Is Graveyard Hashing Worth It?  Probably Not.


So based on my mucking about, is graveyard hashing worth it?  Note that I didn't do any head-to-head timing in any of the above tests – that'd be invalidated by the enormous amount of recordkeeping I do to maintain the histograms.  Instead, let's consider the additional runtime complexity it adds.

For BKK my code ends up paying roughly 5 times for each insertion.  That's because for every i operations we perform 2i tombstone deletions followed by 2i tombstone insertions!  If we fix a particular target load factor x we will be inserting and deleting the same fixed set of tombstones (though we'll still need to handle cleanup of tombstones created by deletions).  Note also that naive cleanup of randomly-placed tombstones will cost O(n) – we'll need to scan the entire table for deleted entries if we're not careful.
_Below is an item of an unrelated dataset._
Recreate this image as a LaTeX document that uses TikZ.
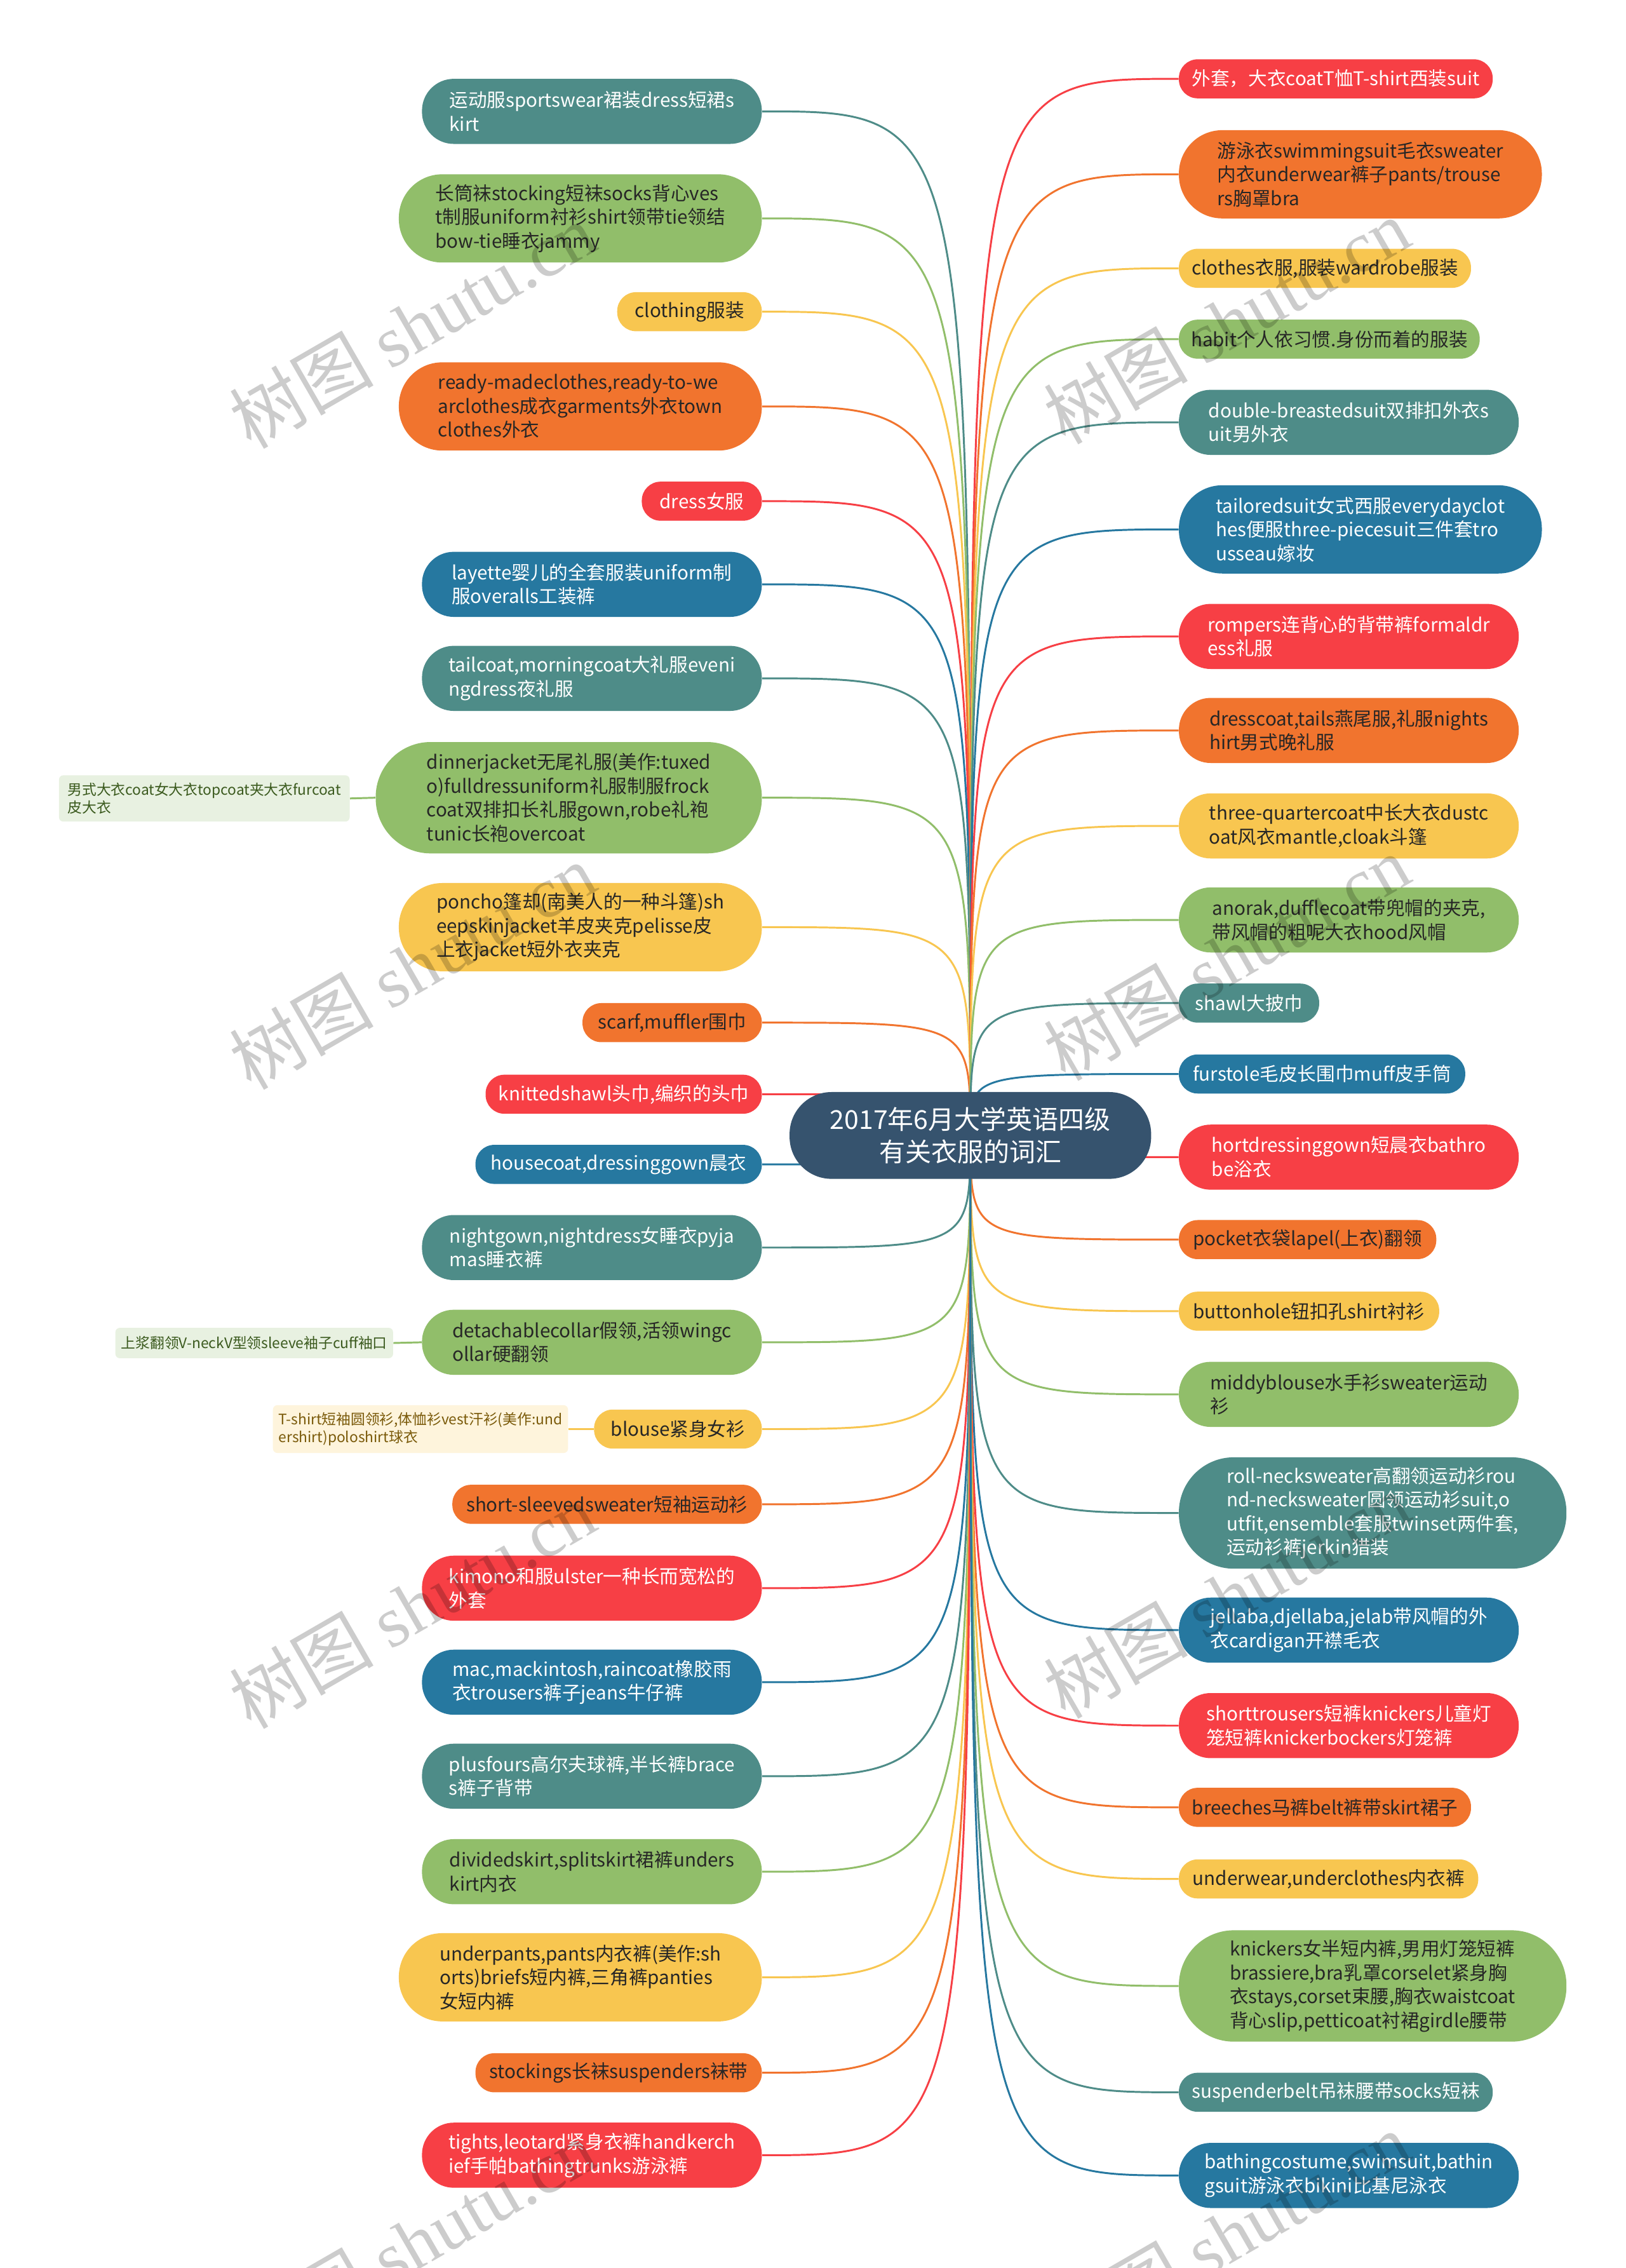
\documentclass[tikz,border=0pt]{standalone}
\usepackage{fontspec}
\setmainfont{Noto Sans CJK SC}
\newfontfamily\wmlatin{Liberation Serif}
\newfontfamily\wmcjk{Noto Sans CJK SC}
\definecolor{cTeal}{HTML}{4E8C88}
\definecolor{cGreen}{HTML}{91BE6A}
\definecolor{cYellow}{HTML}{F8C650}
\definecolor{cOrange}{HTML}{F1742E}
\definecolor{cRed}{HTML}{F73F45}
\definecolor{cBlue}{HTML}{2678A0}
\definecolor{cCenter}{HTML}{36536E}
\definecolor{cDark}{HTML}{262626}
\definecolor{cLeafG}{HTML}{E8F1E1}
\definecolor{cLeafGT}{HTML}{3B5A1E}
\definecolor{cLeafY}{HTML}{FEF4DC}
\definecolor{cLeafYT}{HTML}{7A5A0A}
\pgfdeclarelayer{bg}
\pgfdeclarelayer{edges}
\pgfdeclarelayer{wm}
\pgfsetlayers{bg,edges,main,wm}
\tikzset{
  box/.style={rectangle, inner xsep=3pt, inner ysep=0pt, align=left,
    font=\fontsize{13}{16.5}\selectfont},
  h1/.style={minimum height=27pt, rounded corners=13pt},
  h2/.style={minimum height=45pt, rounded corners=22pt},
  h3/.style={minimum height=61pt, rounded corners=30pt},
  h4/.style={minimum height=77pt, rounded corners=38pt},
  sTeal/.style={fill=cTeal, text=white},
  sBlue/.style={fill=cBlue, text=white},
  sRed/.style={fill=cRed, text=white},
  sGreen/.style={fill=cGreen, text=cDark},
  sYellow/.style={fill=cYellow, text=cDark},
  sOrange/.style={fill=cOrange, text=cDark},
  link/.style={line width=1.3pt},
  leaf/.style={rectangle, rounded corners=3pt, inner xsep=4pt, inner ysep=0pt,
    align=left, font=\fontsize{10}{12}\selectfont},
  wmark/.style={rotate=30, text=black, text opacity=0.2, inner sep=0pt,
    font=\fontsize{50}{50}\selectfont}
}
% #1 name, #2 colour, #3 width, #4 lines, #5 y, #6 text
\newcommand\Lnode[6]{%
  \node[box,h#4,s#2,minimum width=#3pt,anchor=east] (#1) at (527,#5) {#6};
  \begin{pgfonlayer}{edges}
    \draw[link,c#2] (ctr.center) .. controls (671,#5) .. (#1.east);
  \end{pgfonlayer}}
\newcommand\Rnode[6]{%
  \node[box,h#4,s#2,minimum width=#3pt,anchor=west] (#1) at (815,#5) {#6};
  \begin{pgfonlayer}{edges}
    \draw[link,c#2] (ctr.center) .. controls (671,#5) .. (#1.west);
  \end{pgfonlayer}}
\begin{document}
\begin{tikzpicture}[x=1pt,y=-1pt]
\useasboundingbox (0,0) rectangle (1124,1568);
\begin{pgfonlayer}{bg}
  \fill[white] (0,0) rectangle (1124,1568);
\end{pgfonlayer}

\node[fill=cCenter, text=white, minimum width=250pt, minimum height=60pt,
  rounded corners=29pt, align=center, inner sep=0pt,
  font=\fontsize{18}{22.5}\selectfont] (ctr) at (671,785)
  {2017年6月大学英语四级\\有关衣服的词汇};

% left side
\Lnode{l1}{Teal}{235}{2}{77}{运动服sportswear裙装dress短裙s\\kirt}
\Lnode{l2}{Green}{251}{3}{151}{长筒袜stocking短袜socks背心ves\\t制服uniform衬衫shirt领带tie领结\\bow-tie睡衣jammy}
\Lnode{l3}{Yellow}{100}{1}{215.5}{clothing服装}
\Lnode{l4}{Orange}{251}{3}{281}{ready-madeclothes,ready-to-we\\arclothes成衣garments外衣town\\clothes外衣}
\Lnode{l5}{Red}{83}{1}{346.5}{dress女服}
\Lnode{l6}{Blue}{235}{2}{404}{layette婴儿的全套服装uniform制\\服overalls工装裤}
\Lnode{l7}{Teal}{235}{2}{469}{tailcoat,morningcoat大礼服eveni\\ngdress夜礼服}
\Lnode{l8}{Green}{267}{4}{551.5}{dinnerjacket无尾礼服(美作:tuxed\\o)fulldressuniform礼服制服frock\\coat双排扣长礼服gown,robe礼袍\\tunic长袍overcoat}
\Lnode{l9}{Yellow}{251}{3}{641}{poncho篷却(南美人的一种斗篷)sh\\eepskinjacket羊皮夹克pelisse皮\\上衣jacket短外衣夹克}
\Lnode{l10}{Orange}{124}{1}{707}{scarf,muffler围巾}
\Lnode{l11}{Red}{191}{1}{756.5}{knittedshawl头巾,编织的头巾}
\Lnode{l12}{Blue}{198}{1}{805}{housecoat,dressinggown晨衣}
\Lnode{l13}{Teal}{235}{2}{862.5}{nightgown,nightdress女睡衣pyja\\mas睡衣裤}
\Lnode{l14}{Green}{235}{2}{928}{detachablecollar假领,活领wingc\\ollar硬翻领}
\Lnode{l15}{Yellow}{116}{1}{988}{blouse紧身女衫}
\Lnode{l16}{Orange}{214}{1}{1040}{short-sleevedsweater短袖运动衫}
\Lnode{l17}{Red}{235}{2}{1098}{kimono和服ulster一种长而宽松的\\外套}
\Lnode{l18}{Blue}{235}{2}{1163}{mac,mackintosh,raincoat橡胶雨\\衣trousers裤子jeans牛仔裤}
\Lnode{l19}{Teal}{235}{2}{1228}{plusfours高尔夫球裤,半长裤brace\\s裤子背带}
\Lnode{l20}{Green}{235}{2}{1294}{dividedskirt,splitskirt裙裤unders\\kirt内衣}
\Lnode{l21}{Yellow}{251}{3}{1367}{underpants,pants内衣裤(美作:sh\\orts)briefs短内裤,三角裤panties\\女短内裤}
\Lnode{l22}{Orange}{198}{1}{1433}{stockings长袜suspenders袜带}
\Lnode{l23}{Red}{235}{2}{1490}{tights,leotard紧身衣裤handkerch\\ief手帕bathingtrunks游泳裤}

% right side
\Rnode{r1}{Red}{217}{1}{54.5}{外套，大衣coatT恤T-shirt西装suit}
\Rnode{r2}{Orange}{251}{3}{120.5}{游泳衣swimmingsuit毛衣sweater\\内衣underwear裤子pants/trouse\\rs胸罩bra}
\Rnode{r3}{Yellow}{202}{1}{185.5}{clothes衣服,服装wardrobe服装}
\Rnode{r4}{Green}{208}{1}{234.5}{habit个人依习惯.身份而着的服装}
\Rnode{r5}{Teal}{235}{2}{292}{double-breastedsuit双排扣外衣s\\uit男外衣}
\Rnode{r6}{Blue}{251}{3}{366}{tailoredsuit女式西服everydayclot\\hes便服three-piecesuit三件套tro\\usseau嫁妆}
\Rnode{r7}{Red}{235}{2}{440}{rompers连背心的背带裤formaldr\\ess礼服}
\Rnode{r8}{Orange}{235}{2}{505}{dresscoat,tails燕尾服,礼服nights\\hirt男式晚礼服}
\Rnode{r9}{Yellow}{235}{2}{571}{three-quartercoat中长大衣dustc\\oat风衣mantle,cloak斗篷}
\Rnode{r10}{Green}{235}{2}{636}{anorak,dufflecoat带兜帽的夹克,\\带风帽的粗呢大衣hood风帽}
\Rnode{r11}{Teal}{97}{1}{693.5}{shawl大披巾}
\Rnode{r12}{Blue}{198}{1}{742.5}{furstole毛皮长围巾muff皮手筒}
\Rnode{r13}{Red}{235}{2}{800}{hortdressinggown短晨衣bathro\\be浴衣}
\Rnode{r14}{Orange}{178}{1}{857}{pocket衣袋lapel(上衣)翻领}
\Rnode{r15}{Yellow}{180}{1}{906.5}{buttonhole钮扣孔shirt衬衫}
\Rnode{r16}{Green}{235}{2}{964}{middyblouse水手衫sweater运动\\衫}
\Rnode{r17}{Teal}{268}{4}{1046}{roll-necksweater高翻领运动衫rou\\nd-necksweater圆领运动衫suit,o\\utfit,ensemble套服twinset两件套,\\运动衫裤jerkin猎装}
\Rnode{r18}{Blue}{235}{2}{1127}{jellaba,djellaba,jelab带风帽的外\\衣cardigan开襟毛衣}
\Rnode{r19}{Red}{235}{2}{1193}{shorttrousers短裤knickers儿童灯\\笼短裤knickerbockers灯笼裤}
\Rnode{r20}{Orange}{202}{1}{1249.5}{breeches马裤belt裤带skirt裙子}
\Rnode{r21}{Yellow}{207}{1}{1299}{underwear,underclothes内衣裤}
\Rnode{r22}{Green}{268}{4}{1373}{knickers女半短内裤,男用灯笼短裤\\brassiere,bra乳罩corselet紧身胸\\衣stays,corset束腰,胸衣waistcoat\\背心slip,petticoat衬裙girdle腰带}
\Rnode{r23}{Teal}{217}{1}{1446.5}{suspenderbelt吊袜腰带socks短袜}
\Rnode{r24}{Blue}{235}{2}{1504}{bathingcostume,swimsuit,bathin\\gsuit游泳衣bikini比基尼泳衣}

% leaf nodes
\node[leaf, fill=cLeafG, text=cLeafGT, minimum width=201pt, minimum height=32pt, anchor=east] (g1) at (242,552) {男式大衣coat女大衣topcoat夹大衣furcoat\\皮大衣};
\node[leaf, fill=cLeafG, text=cLeafGT, minimum width=186pt, minimum height=21pt, anchor=east] (g2) at (272,928.5) {上浆翻领V-neckV型领sleeve袖子cuff袖口};
\node[leaf, fill=cLeafY, text=cLeafYT, minimum width=200pt, minimum height=33pt, anchor=east] (y1) at (393,988) {T-shirt短袖圆领衫,体恤衫vest汗衫(美作:und\\ershirt)poloshirt球衣};
\begin{pgfonlayer}{edges}
  \draw[link,cGreen] (g1.east) -- (l8.west);
  \draw[link,cGreen] (g2.east) -- (l14.west);
  \draw[link,cYellow] (y1.east) -- (l15.west);
\end{pgfonlayer}

% watermarks
\begin{pgfonlayer}{wm}
  \node[wmark] (w1) at (285,225) {\wmcjk 树图 \wmlatin shutu.cn};
  \node[wmark] (w2) at (848,222) {\wmcjk 树图 \wmlatin shutu.cn};
  \node[wmark] (w3) at (285,668) {\wmcjk 树图 \wmlatin shutu.cn};
  \node[wmark] (w4) at (848,662) {\wmcjk 树图 \wmlatin shutu.cn};
  \node[wmark] (w5) at (285,1110) {\wmcjk 树图 \wmlatin shutu.cn};
  \node[wmark] (w6) at (848,1103) {\wmcjk 树图 \wmlatin shutu.cn};
  \node[wmark] (w7) at (285,1550) {\wmcjk 树图 \wmlatin shutu.cn};
  \node[wmark] (w8) at (848,1545) {\wmcjk 树图 \wmlatin shutu.cn};
\end{pgfonlayer}
\end{tikzpicture}
\end{document}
Using Graveyard Hashing as Inspiration


Instead, it's probably worth taking graveyard hashing as a jumping-off point for other techniques to improve the performance of linear probing.  For example, a lot of modern hash table implementations use multi-entry buckets to speed up probing (for example Swiss Table, F14, and the Swiss Table-inpired Rust HashMap).  These use SIMD operations to quickly check 8-16 entries at a time for a matching hash.  Load factor can be quite high, since only a single slot in a bucket needs to be empty to stop probing or create space for insertion.  That still leaves open the collision strategy when a bucket does fill.  We can view BKK as one possibility in the space of collision strategies, one with the potential to run at high load factors while keeping insertion costs low.  We shouldn't need to insert more than a tombstone per filled bucket.

We can go in a different direction and consider that graveyard hashing is just trying to solve the problem of breaking up large clusters into smaller clusters to reduce insertion cost.  We can imagine doing a lazy version of this by stopping insertion after O(x) steps; at this point we instead search backwards for the start of a cluster (the first empty or tombstone element before the insertion point), and systematically insert tombstones every O(x) elements until such a tombstone coincides with an existing tombstone or an empty slot.  We can then re-try insertion secure in the knowledge that it will succeed.


Side Note on Sorting with Gaps


I mentioned that this paper was "classic Mike Bender stuff".  One example of Mike's past work is library sort, which insertion sorts in O(n lg n) rather than O(n²) by leaving gaps in the set to be sorted.  If we end up with a run without enough gaps, we insert gaps until there are enough gaps again.  If you squint at my hash table code, you realize it's actually sorting 64-bit numbers in O(n) time, again by leaving gaps!  This is actually better than radix sort can manage (since radix sort cares about the number of bits in my keys as well).  How can this be?  Well, it's because we know the numbers we're sorting are uniformly distributed, and so the hash code (the upper bits) provide a good estimate of where each will end up in the sorted sequence.  So we can basically bucket sort them in a single pass, using insertion sort within each bucket.  That's exactly what the hash table implementation ends up doing.